V. Since the deepest moral questions regarding our relationship to one another bodily pertain to sexual encounter, and since, for the male, sexual encounters revolve, in their nature, around the impulse to send forth semen, for the Symposium all inquiry about the permeation of sensuality with spirituality culminates in the question: how can the semen, as a physical-material substance of the physical-material body, be spiritualized?

VI. Since the spiritualization of anything depends upon its coming into harmony with Higher impulses, and since these Higher impulses flow, by their nature, like a waterfall vertically from Height to Depth, in order to admit these forces access to the social organism the Symposium is, conversation in the Symposium takes its guidance from Higher Worlds. The power of the Higher impulses to imbue the community of the Symposium with their Qualities will depend upon the harmony that can emerge between this vertical guidance, experienced as imagination, inspiration, and intuition on the part of Symposium participants, and the institutor or his representative's efforts to see to it that every individual's freedom to contribute to the community of conversation is respected.

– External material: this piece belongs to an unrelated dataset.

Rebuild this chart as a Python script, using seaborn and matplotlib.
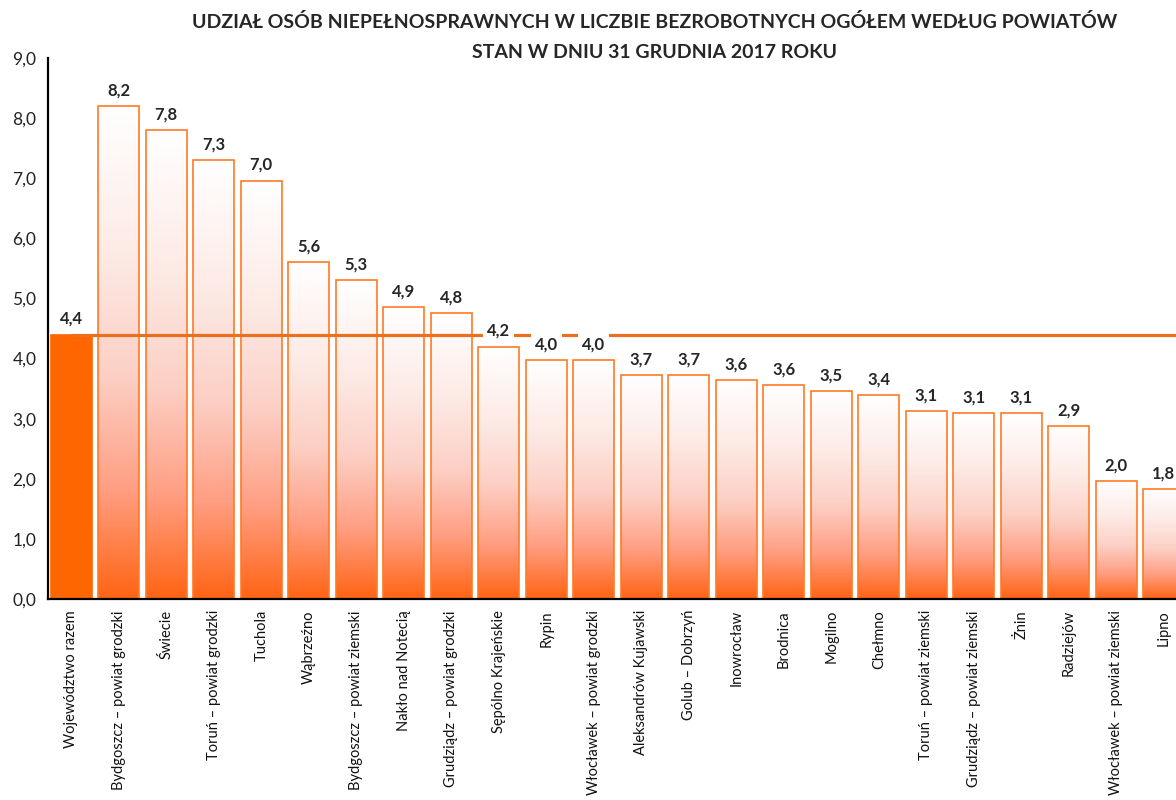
import numpy as np
import matplotlib.pyplot as plt
import seaborn as sns
from matplotlib.colors import LinearSegmentedColormap

# udział osób niepełnosprawnych w liczbie bezrobotnych (%), stan 31.12.2017
powiaty = [
    "Województwo razem", "Bydgoszcz – powiat grodzki", "Świecie",
    "Toruń – powiat grodzki", "Tuchola", "Wąbrzeźno",
    "Bydgoszcz – powiat ziemski", "Nakło nad Notecią", "Grudziądz – powiat grodzki",
    "Sępólno Krajeńskie", "Rypin", "Włocławek – powiat grodzki",
    "Aleksandrów Kujawski", "Golub – Dobrzyń", "Inowrocław", "Brodnica",
    "Mogilno", "Chełmno", "Toruń – powiat ziemski", "Grudziądz – powiat ziemski",
    "Żnin", "Radziejów", "Włocławek – powiat ziemski", "Lipno",
]
udzial = [4.4, 8.2, 7.8, 7.3, 6.96, 5.61, 5.3, 4.86, 4.76, 4.2, 3.98, 3.98,
          3.72, 3.72, 3.64, 3.56, 3.46, 3.39, 3.12, 3.1, 3.1, 2.88, 1.96, 1.83]
y_ticks = [0, 1, 2, 3, 4, 5, 6, 7, 8, 9]
y_labels = ["0,0", "1,0", "2,0", "3,0", "4,0", "5,0", "6,0", "7,0", "8,0", "9,0"]

orange = "#FF6600"
edge = "#FF7A26"
line_col = "#E8701E"

sns.set_style("white")
plt.rcParams["font.family"] = ["Lato", "DejaVu Sans"]

fig = plt.figure(figsize=(11.76, 8), dpi=100)
ax = fig.add_axes([47.5 / 1176, 201 / 800, 1140 / 1176, 541 / 800])

sns.barplot(x=powiaty, y=udzial, ax=ax, width=0.86, color="white",
            edgecolor=edge, linewidth=1.2, saturation=1)

cmap = LinearSegmentedColormap.from_list(
    "grad", [(0, "#FFFFFF"), (0.3, "#FDEAE5"), (0.55, "#FCCFC4"),
             (0.78, "#FF9E82"), (1, "#FF6414")])
grad = np.linspace(0, 1, 256)[:, None]

for i, p in enumerate(ax.patches):
    p.set_zorder(2)
    if i == 0:
        p.set_facecolor(orange)
        p.set_edgecolor(orange)
        continue
    p.set_facecolor("none")
    x0, w, h = p.get_x(), p.get_width(), p.get_height()
    im = ax.imshow(grad, extent=[x0, x0 + w, 0, h], aspect="auto", cmap=cmap,
                   vmin=0, vmax=1, zorder=1.5)
    im.set_clip_path(p)

# linia średniej dla województwa
ax.hlines(udzial[0], 0, len(powiaty), color=line_col, linewidth=2.3, zorder=3)

for i, v in enumerate(udzial):
    ax.annotate(f"{v:.1f}".replace(".", ","), (i, v), xytext=(0, 5.5),
                textcoords="offset points", ha="center", va="bottom",
                fontsize=12, fontweight="bold", zorder=5,
                bbox=dict(facecolor="white", edgecolor="none", pad=3))

ax.set_xlim(-0.5, len(powiaty) - 0.5)
ax.set_ylim(0, 9)
ax.set_yticks(y_ticks)
ax.set_yticklabels(y_labels, fontsize=12.5, color="#222222")
ax.set_xticks(range(len(powiaty)))
ax.set_xticklabels(powiaty, rotation=90, fontsize=10.5, color="#111111")
ax.set_xticks(np.arange(0.5, len(powiaty), 1), minor=True)
ax.tick_params(axis="x", which="major", length=0, pad=8)
ax.tick_params(axis="x", which="minor", length=7, direction="inout", width=1)
ax.tick_params(axis="y", length=8, direction="inout", width=1, pad=4)
ax.set_xlabel("")

for s in ["top", "right"]:
    ax.spines[s].set_visible(False)
for s in ["left", "bottom"]:
    ax.spines[s].set_color("black")
    ax.spines[s].set_linewidth(1.6)
    ax.spines[s].set_zorder(4)

fig.text(655 / 1176, 1 - 22 / 800,
         "UDZIAŁ OSÓB NIEPEŁNOSPRAWNYCH W LICZBIE BEZROBOTNYCH OGÓŁEM WEDŁUG POWIATÓW",
         ha="center", va="center", fontsize=14, fontweight="bold")
fig.text(655 / 1176, 1 - 52 / 800, "STAN W DNIU 31 GRUDNIA 2017 ROKU",
         ha="center", va="center", fontsize=14, fontweight="bold")

fig.savefig("out.png", dpi=100)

VII. Since all healthy community life rests upon the capacity to respect differences, and since authentic spiritual, as any other, striving results in differences in the level of development of individuals, the Symposium's participants will find their level of participation.

Adopted Brother: The Adopted Brother is progressing on the meditative/contemplative path but does not feel completely comfortable speaking freely about his relationship to what he owns.

Half-brother: The Half-brother is progressing on the meditative/contemplative path and feels comfortable speaking freely about his relationship to what he owns, but has not yet committed himself to treating his possessions as if they were his brother's as well.

True Brother: The True Brother is progressing on the meditative/contemplative path, feels comfortable speaking freely about his relationship to what he owns, and has committed himself to treating his possessions as if they were his brother's as well, but due to other obligations in life does not feel free to do so in every case even when the brother in question truly deserves this treatment. A True Brother is considered a participant in The Brotherhood Project.

Father: The Father is progressing on the meditative/contemplative path, feels comfortable speaking freely about his relationship to what he owns, has committed himself to treating his possessions as if they were his brother's, and feels perfectly free to do so in every case where the brother in question truly deserves this treatment. The institutor must have attained the Grade of Father; if, at the death of the institutor, no one living has attained this Grade, the Symposium is dissolved.

Individuals may participate in the life of the Symposium as Visitors.